Een belangrijk aspect, dat ook door de generaal van Uhm voor het voetlicht is gehaald is de factor mens. Het zijn niet de systemen die voorwaarts gaan maar het zijn mensen. Het gaat niet om de middelen om kinetisch (met een wapen) of niet kinetisch (met woorden en daden) het gedrag van een tegenstander te beïnvloeden. Het gaat om de mens achter de machine, om de commandant accurate, relevante en tijdige gegevens, informatie en inlichtingen over de tegenstander en het operatiegebied te geven. En daarom is het zo belangrijk dat de verkenner weet waar hij mee bezig is. Dat hij weet welke rol hij vervult in het totale concept. Dat de verkenner van het BVE of de verkenner van het verkenningspeloton binnen een bataljon weet waarvoor hij het doet.

De context van de operatie moet iedereen letterlijk en figuurlijk voor ogen staan. Het gaat dan om de samenhang der dingen. Dit speelt nog meer bij de verkenners die zijn ingedeeld bij 103 en 104 Verkenningseskadron. Deze spelen een rol in samenhang met een hoop andere inlichtingen sensoren. Een bekende spreuk is:

Even the best sensor-based image system cannot replace the human eye in three aspects: Resolution, Field of view and above all: It’s marvellous working with the brain. In de context van de operatie in combinatie met wat hij ziet, neemt de verkenner in het operatiegebied besluiten. Besluiten met gevolgen voor hem en zijn bemanning. Want hij staat in de operatie voor de keuze hoe hij gaat optreden. Daarnaast bepaalt de verkenner zelf of hij ter plaatse bereden, uitgestegen of te voet verder gaat. De Ploegcommandant bepaalt of de ploeg uit de FENNEK stapt en op een andere wijze de taak uitvoert. Dit kan alleen maar als men opgeleid en getraind is met als basis de FENNEK. Als de verkenner de FENNEK in de vingers heeft, dan is het een eitje om andere dingen te gaan doen. Als de verkenner weet hoe hij met een FENNEK door het terrein moet verplaatsen dan is het relatief eenvoudig om de opgedane kennis in een ander voertuig toe te passen.

Belangrijk is dus dat de ploegcommandant met zijn verkenners de basis beheerst. Vandaag de dag treden we dus al op met FENNEKS in het operatiegebied Afghanistan. Dit is de realiteit van vandaag met de nodige beperkingen doordat nog niet al het materiaal beschikbaar is. Maar ik weet zeker dat als het er op aan komt iedereen in staat is om met de beschikbare middelen aan de slag te gaan. Ik heb al eerder aan gehaald dat de verkenner link, louche en betrouwbaar is en dat laatste daar draait het om. Een commandant moet op de verkenner kunnen vertrouwen en dat start met een gedegen basisopleiding.

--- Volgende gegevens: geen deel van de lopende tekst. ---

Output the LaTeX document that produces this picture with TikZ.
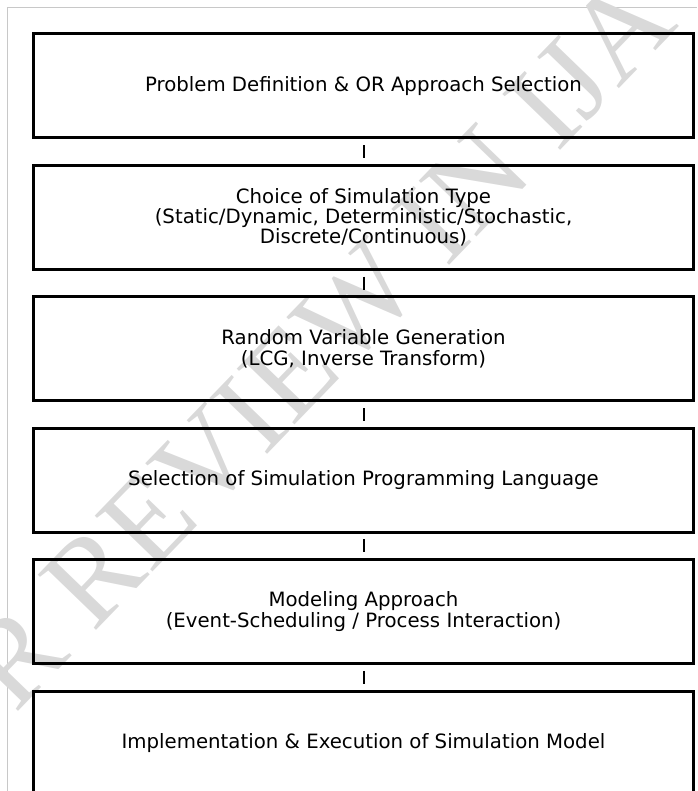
\documentclass[tikz,border=0pt]{standalone}
\usepackage{fontspec}
\setmainfont{DejaVu Sans}
\newfontfamily\stampfont{Liberation Serif}
\usepackage{tikz}

\tikzset{
	stagebox/.style={draw=black, line width=2.25pt, minimum width=495pt, minimum height=78pt, inner sep=0pt, align=center, font=\fontsize{14.8}{15.2}\selectfont},
	stagelink/.style={draw=black, line width=1.5pt, shorten >=4.3pt, shorten <=4.3pt},
	stamptext/.style={inner sep=0pt, text={rgb,255:red,217;green,217;blue,217}, font=\stampfont\fontsize{92}{92}\selectfont},
	pageframe/.style={draw={rgb,255:red,200;green,200;blue,200}, line width=0.75pt}
}

\begin{document}
\begin{tikzpicture}[x=0.75pt,y=0.75pt,yscale=-1,xscale=1]
	\clip (0,0) rectangle (697,791);
	
	%Shape: Page frame
	\draw [pageframe] (697,7.5) -- (7.5,7.5) -- (7.5,791) ;
	
	% Text Node: watermark
	\node [stamptext, rotate=46] (stamp) at (265,399) {FOR REVIEW IN IJA};
	
	% Text Node
	\node [stagebox] (problem) at (363.5,86) {Problem Definition \& OR Approach Selection};
	% Text Node
	\node [stagebox] (simtype) at (363.5,217.4) {Choice of Simulation Type\\(Static/Dynamic, Deterministic/Stochastic,\\Discrete/Continuous)};
	% Text Node
	\node [stagebox] (randvar) at (363.5,348.8) {Random Variable Generation\\(LCG, Inverse Transform)};
	% Text Node
	\node [stagebox] (language) at (363.5,480.2) {Selection of Simulation Programming Language};
	% Text Node
	\node [stagebox] (modeling) at (363.5,611.6) {Modeling Approach\\(Event-Scheduling / Process Interaction)};
	% Text Node
	\node [stagebox] (implement) at (363.5,743) {Implementation \& Execution of Simulation Model};
	
	%Straight Lines
	\draw [stagelink] (problem) -- (simtype) ;
	\draw [stagelink] (simtype) -- (randvar) ;
	\draw [stagelink] (randvar) -- (language) ;
	\draw [stagelink] (language) -- (modeling) ;
	\draw [stagelink] (modeling) -- (implement) ;
\end{tikzpicture}
\end{document}
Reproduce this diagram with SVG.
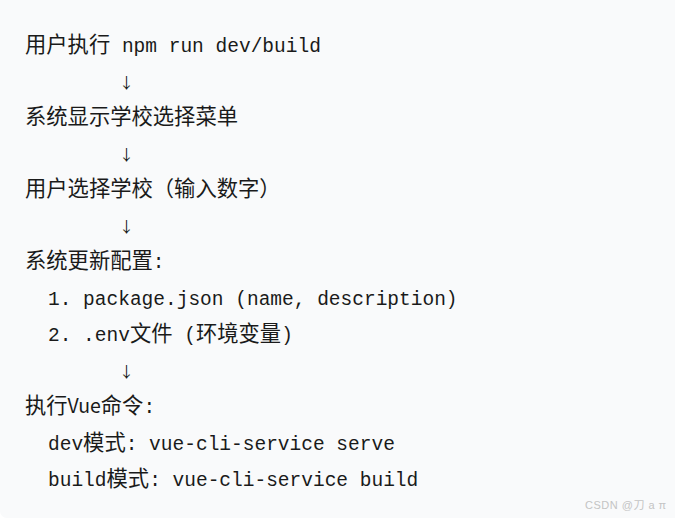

Vandaag zijn we bezig om ons voor te bereiden op bijvoorbeeld Uruzgan. Maar waar kunnen we morgen zitten. Voor de VN in Soedan of in het kader van een EUBG in Congo. Wie zal het zeggen. Daarom is het zo belangrijk om te beseffen dat wij altijd vanuit een basis moeten optreden. Ongeacht de context zal de verkenner altijd van A naar B moeten verplaatsen. Op punt B informatie verzamelen. De eerste relevante informatie er uit halen en verzenden naar zijn Commando Post. Als laatste moet hij kunnen overleven op het gevechtsveld ongeacht de plaats waar hij dat doet. Of dat nu op de Noord Duitse Laagvlakte is, in Uruzgan of Soedan/Congo… Het gaat om de basis. Maar zijn we er klaar voor ? Opleiding en training met de FENNEK is de basis. Ja, we moeten meer kunnen… maar wel in het juiste perspectief.

De rode draad is de basis van ons verkenner-zijn. Dit is ons organiek ingedeelde voertuig en daar worden we op opgeleid en voor een groot deel getraind. 80% van onze tijd/ taakstelling doen we met de FENNEK. Mocht het anders uitpakken dan moeten we ook daar klaar voor zijn. Verkenners moeten een compleet pakket kunnen leveren, maar dat kan alleen vanuit een gedegen fundament. Een groot deel staat in het Operationeel concept grondgebonden verkenningseenheden beschreven. Dit is de basis waar wordt verteld wat we moeten doen. Het hoe is aan u en uw commandanten. Voor de duidelijkheid: we hebben natuurlijk wel een paar piketpalen weggezet want anders kunnen we niet opleiden en trainen. De taakstelling lijkt me duidelijk. Verkennen en bewaken. En als laatste kijk vooruit. Denk aan je rol en hoe je een commandant kan ondersteunen in zijn inlichtingenproces. Maak gebruik van de kracht van het mens-zijn in een dergelijke situatie of opdracht.